8) But no! There is a bonus track, Sufriras, a duet with British singer Pixie Lott. I do not really know what to feel about the song. It sounds like a song being played in a really cheesy Eastern European discotheque. What the heck were the record's producers thinking of when they included this bonus track? Couldn't they have let Bisbal work with David Guetta? Or one of 'em Dutch DJs? Totally unnecessary waste of 3 and a half minutes of the listener's time.

This so-so effort led me to the conclusion David Bisbal's best album is still his third, Premonicion. Two or, at my most generous, four songs may qualify as tracks to be included in a David Bisbal Greatest Hits compilation in the future. The more interesting tracks are few and clumped together in the middle. Sin mirar atras is NOT one of those albums you would really like to listen to over and over again. It doesn't even reach a point of some songs sounding old fast. Some of them are just plain boring no matter how many times you've listened to them.

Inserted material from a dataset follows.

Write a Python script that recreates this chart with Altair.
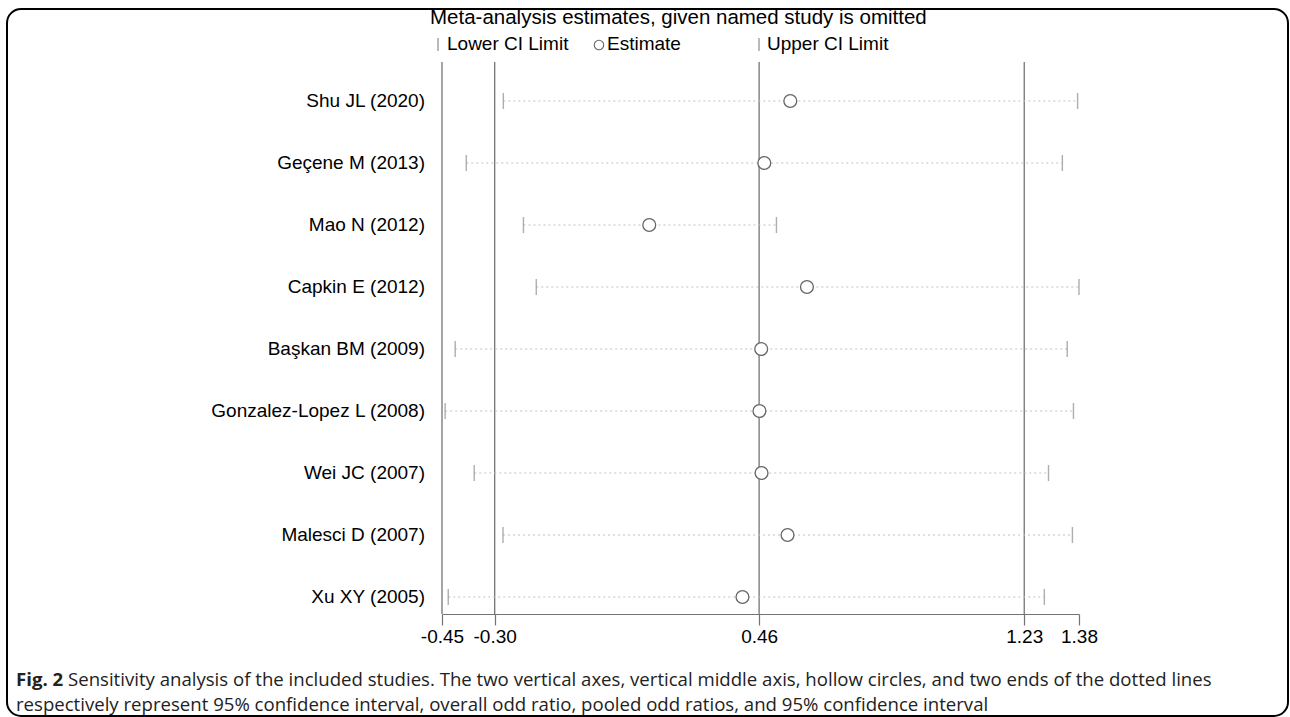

Final verdict: The guy is infintely talented, no doubt. What he needs is a good album producer.
My rating: Obsessed / Love / Hooked / Like / Ambivalent / Irritated / Hate / Avoid at All Cost

Background on the singer:
David Bisbal, known for his curly locks and powerful belting voice, started as a contestant in the first edition of Spain's Operacion Triunfo, Endemol's version of the Pop Idol franchise. He eventually became the runner-up of the competition, and went on to sell a million copies of his debut album, Corazon Latino, making everyone ask who the hell Rosa Lopez is (the winner of the aforementioned competition). He became the latest member of a select group of Spanish male singers (Serrat, Sabina, Miguel Bose, the father and son Iglesias and Alejandro Sanz to name almost all of them) who have established a career across the Atlantic. His latest album, Sin mirar atras, is, as of press time, holds the 10th spot in the Spanish album sales charts, having been there for 47 weeks now. He has, so far, sold over 4.5 million copies of his seven albums worldwide.